## Task objective
Write out the entire listing below exactly, with the pictures left out.

═══

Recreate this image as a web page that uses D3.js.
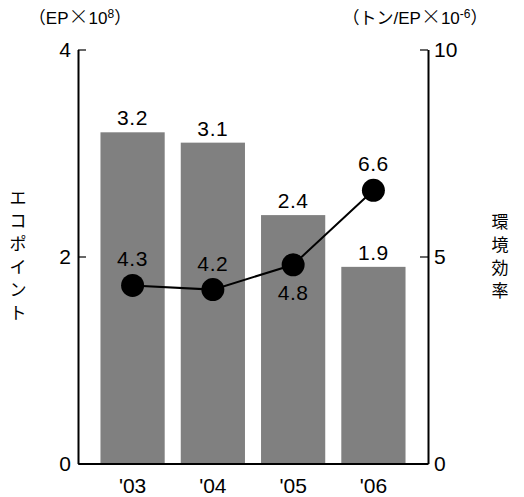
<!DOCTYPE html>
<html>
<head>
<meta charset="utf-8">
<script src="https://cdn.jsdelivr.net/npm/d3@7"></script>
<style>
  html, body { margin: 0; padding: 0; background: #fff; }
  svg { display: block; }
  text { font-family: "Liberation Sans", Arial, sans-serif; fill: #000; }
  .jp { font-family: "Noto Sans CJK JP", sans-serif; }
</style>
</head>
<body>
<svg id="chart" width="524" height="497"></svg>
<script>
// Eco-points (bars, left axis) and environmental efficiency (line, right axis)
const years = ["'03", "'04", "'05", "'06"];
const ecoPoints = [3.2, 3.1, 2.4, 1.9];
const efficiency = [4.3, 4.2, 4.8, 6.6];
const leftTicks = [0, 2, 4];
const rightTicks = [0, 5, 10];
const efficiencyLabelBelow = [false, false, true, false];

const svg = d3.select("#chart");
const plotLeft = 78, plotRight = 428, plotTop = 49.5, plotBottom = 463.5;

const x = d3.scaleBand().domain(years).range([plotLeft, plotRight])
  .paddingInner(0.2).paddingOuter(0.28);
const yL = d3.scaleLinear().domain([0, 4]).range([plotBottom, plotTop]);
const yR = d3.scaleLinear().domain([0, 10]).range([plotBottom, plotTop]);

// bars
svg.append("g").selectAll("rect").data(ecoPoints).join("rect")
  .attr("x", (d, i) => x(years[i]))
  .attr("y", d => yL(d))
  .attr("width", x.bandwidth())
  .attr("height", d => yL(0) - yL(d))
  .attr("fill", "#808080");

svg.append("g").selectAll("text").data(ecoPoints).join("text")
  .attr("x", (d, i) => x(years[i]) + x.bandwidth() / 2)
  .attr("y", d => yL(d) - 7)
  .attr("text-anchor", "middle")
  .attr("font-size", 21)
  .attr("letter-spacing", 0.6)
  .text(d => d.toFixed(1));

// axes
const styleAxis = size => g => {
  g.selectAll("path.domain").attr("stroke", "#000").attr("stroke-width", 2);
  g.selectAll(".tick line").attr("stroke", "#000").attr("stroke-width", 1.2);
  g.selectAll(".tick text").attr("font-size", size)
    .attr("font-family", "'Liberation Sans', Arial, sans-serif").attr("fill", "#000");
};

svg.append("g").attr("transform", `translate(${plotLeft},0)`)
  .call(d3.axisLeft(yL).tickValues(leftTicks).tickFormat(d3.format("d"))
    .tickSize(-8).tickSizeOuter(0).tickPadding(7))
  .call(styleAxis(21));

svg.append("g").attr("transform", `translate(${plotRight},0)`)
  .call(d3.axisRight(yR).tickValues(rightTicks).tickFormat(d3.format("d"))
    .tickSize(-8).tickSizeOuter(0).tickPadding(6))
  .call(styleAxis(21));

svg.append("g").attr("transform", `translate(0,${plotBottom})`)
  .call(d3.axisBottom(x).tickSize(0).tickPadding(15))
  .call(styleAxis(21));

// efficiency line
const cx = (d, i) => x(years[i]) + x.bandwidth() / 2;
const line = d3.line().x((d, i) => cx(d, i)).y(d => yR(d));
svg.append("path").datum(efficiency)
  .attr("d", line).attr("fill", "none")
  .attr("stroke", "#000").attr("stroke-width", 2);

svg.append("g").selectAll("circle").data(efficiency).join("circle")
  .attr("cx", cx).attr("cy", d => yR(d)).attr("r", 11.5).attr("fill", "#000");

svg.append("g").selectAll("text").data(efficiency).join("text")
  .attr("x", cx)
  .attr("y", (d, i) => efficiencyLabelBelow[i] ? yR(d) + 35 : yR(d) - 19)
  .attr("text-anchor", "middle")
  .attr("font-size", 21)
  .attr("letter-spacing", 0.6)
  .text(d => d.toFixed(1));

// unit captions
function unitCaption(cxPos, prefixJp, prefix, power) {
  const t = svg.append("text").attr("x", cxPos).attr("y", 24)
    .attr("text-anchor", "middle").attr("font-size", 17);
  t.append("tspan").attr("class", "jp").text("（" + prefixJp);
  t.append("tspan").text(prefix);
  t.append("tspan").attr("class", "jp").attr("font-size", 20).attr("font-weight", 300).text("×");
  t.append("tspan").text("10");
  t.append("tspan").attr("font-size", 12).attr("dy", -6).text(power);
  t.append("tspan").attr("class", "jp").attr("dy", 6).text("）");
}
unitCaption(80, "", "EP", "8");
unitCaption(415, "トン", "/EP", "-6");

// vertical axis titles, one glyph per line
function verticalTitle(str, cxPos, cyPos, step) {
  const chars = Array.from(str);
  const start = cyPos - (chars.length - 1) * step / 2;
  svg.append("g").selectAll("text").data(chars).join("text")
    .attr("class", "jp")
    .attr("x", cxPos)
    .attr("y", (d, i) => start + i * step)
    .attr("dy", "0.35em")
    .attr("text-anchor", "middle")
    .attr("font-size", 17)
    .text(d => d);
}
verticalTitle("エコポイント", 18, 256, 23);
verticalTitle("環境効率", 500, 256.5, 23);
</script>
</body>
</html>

═══

## Finished task
Recreate this image as a web page that uses D3.js.
<!DOCTYPE html>
<html>
<head>
<meta charset="utf-8">
<script src="https://cdn.jsdelivr.net/npm/d3@7"></script>
<style>
  html, body { margin: 0; padding: 0; background: #fff; }
  svg { display: block; }
  text { font-family: "Liberation Sans", Arial, sans-serif; fill: #000; }
  .jp { font-family: "Noto Sans CJK JP", sans-serif; }
</style>
</head>
<body>
<svg id="chart" width="524" height="497"></svg>
<script>
// Eco-points (bars, left axis) and environmental efficiency (line, right axis)
const years = ["'03", "'04", "'05", "'06"];
const ecoPoints = [3.2, 3.1, 2.4, 1.9];
const efficiency = [4.3, 4.2, 4.8, 6.6];
const leftTicks = [0, 2, 4];
const rightTicks = [0, 5, 10];
const efficiencyLabelBelow = [false, false, true, false];

const svg = d3.select("#chart");
const plotLeft = 78, plotRight = 428, plotTop = 49.5, plotBottom = 463.5;

const x = d3.scaleBand().domain(years).range([plotLeft, plotRight])
  .paddingInner(0.2).paddingOuter(0.28);
const yL = d3.scaleLinear().domain([0, 4]).range([plotBottom, plotTop]);
const yR = d3.scaleLinear().domain([0, 10]).range([plotBottom, plotTop]);

// bars
svg.append("g").selectAll("rect").data(ecoPoints).join("rect")
  .attr("x", (d, i) => x(years[i]))
  .attr("y", d => yL(d))
  .attr("width", x.bandwidth())
  .attr("height", d => yL(0) - yL(d))
  .attr("fill", "#808080");

svg.append("g").selectAll("text").data(ecoPoints).join("text")
  .attr("x", (d, i) => x(years[i]) + x.bandwidth() / 2)
  .attr("y", d => yL(d) - 7)
  .attr("text-anchor", "middle")
  .attr("font-size", 21)
  .attr("letter-spacing", 0.6)
  .text(d => d.toFixed(1));

// axes
const styleAxis = size => g => {
  g.selectAll("path.domain").attr("stroke", "#000").attr("stroke-width", 2);
  g.selectAll(".tick line").attr("stroke", "#000").attr("stroke-width", 1.2);
  g.selectAll(".tick text").attr("font-size", size)
    .attr("font-family", "'Liberation Sans', Arial, sans-serif").attr("fill", "#000");
};

svg.append("g").attr("transform", `translate(${plotLeft},0)`)
  .call(d3.axisLeft(yL).tickValues(leftTicks).tickFormat(d3.format("d"))
    .tickSize(-8).tickSizeOuter(0).tickPadding(7))
  .call(styleAxis(21));

svg.append("g").attr("transform", `translate(${plotRight},0)`)
  .call(d3.axisRight(yR).tickValues(rightTicks).tickFormat(d3.format("d"))
    .tickSize(-8).tickSizeOuter(0).tickPadding(6))
  .call(styleAxis(21));

svg.append("g").attr("transform", `translate(0,${plotBottom})`)
  .call(d3.axisBottom(x).tickSize(0).tickPadding(15))
  .call(styleAxis(21));

// efficiency line
const cx = (d, i) => x(years[i]) + x.bandwidth() / 2;
const line = d3.line().x((d, i) => cx(d, i)).y(d => yR(d));
svg.append("path").datum(efficiency)
  .attr("d", line).attr("fill", "none")
  .attr("stroke", "#000").attr("stroke-width", 2);

svg.append("g").selectAll("circle").data(efficiency).join("circle")
  .attr("cx", cx).attr("cy", d => yR(d)).attr("r", 11.5).attr("fill", "#000");

svg.append("g").selectAll("text").data(efficiency).join("text")
  .attr("x", cx)
  .attr("y", (d, i) => efficiencyLabelBelow[i] ? yR(d) + 35 : yR(d) - 19)
  .attr("text-anchor", "middle")
  .attr("font-size", 21)
  .attr("letter-spacing", 0.6)
  .text(d => d.toFixed(1));

// unit captions
function unitCaption(cxPos, prefixJp, prefix, power) {
  const t = svg.append("text").attr("x", cxPos).attr("y", 24)
    .attr("text-anchor", "middle").attr("font-size", 17);
  t.append("tspan").attr("class", "jp").text("（" + prefixJp);
  t.append("tspan").text(prefix);
  t.append("tspan").attr("class", "jp").attr("font-size", 20).attr("font-weight", 300).text("×");
  t.append("tspan").text("10");
  t.append("tspan").attr("font-size", 12).attr("dy", -6).text(power);
  t.append("tspan").attr("class", "jp").attr("dy", 6).text("）");
}
unitCaption(80, "", "EP", "8");
unitCaption(415, "トン", "/EP", "-6");

// vertical axis titles, one glyph per line
function verticalTitle(str, cxPos, cyPos, step) {
  const chars = Array.from(str);
  const start = cyPos - (chars.length - 1) * step / 2;
  svg.append("g").selectAll("text").data(chars).join("text")
    .attr("class", "jp")
    .attr("x", cxPos)
    .attr("y", (d, i) => start + i * step)
    .attr("dy", "0.35em")
    .attr("text-anchor", "middle")
    .attr("font-size", 17)
    .text(d => d);
}
verticalTitle("エコポイント", 18, 256, 23);
verticalTitle("環境効率", 500, 256.5, 23);
</script>
</body>
</html>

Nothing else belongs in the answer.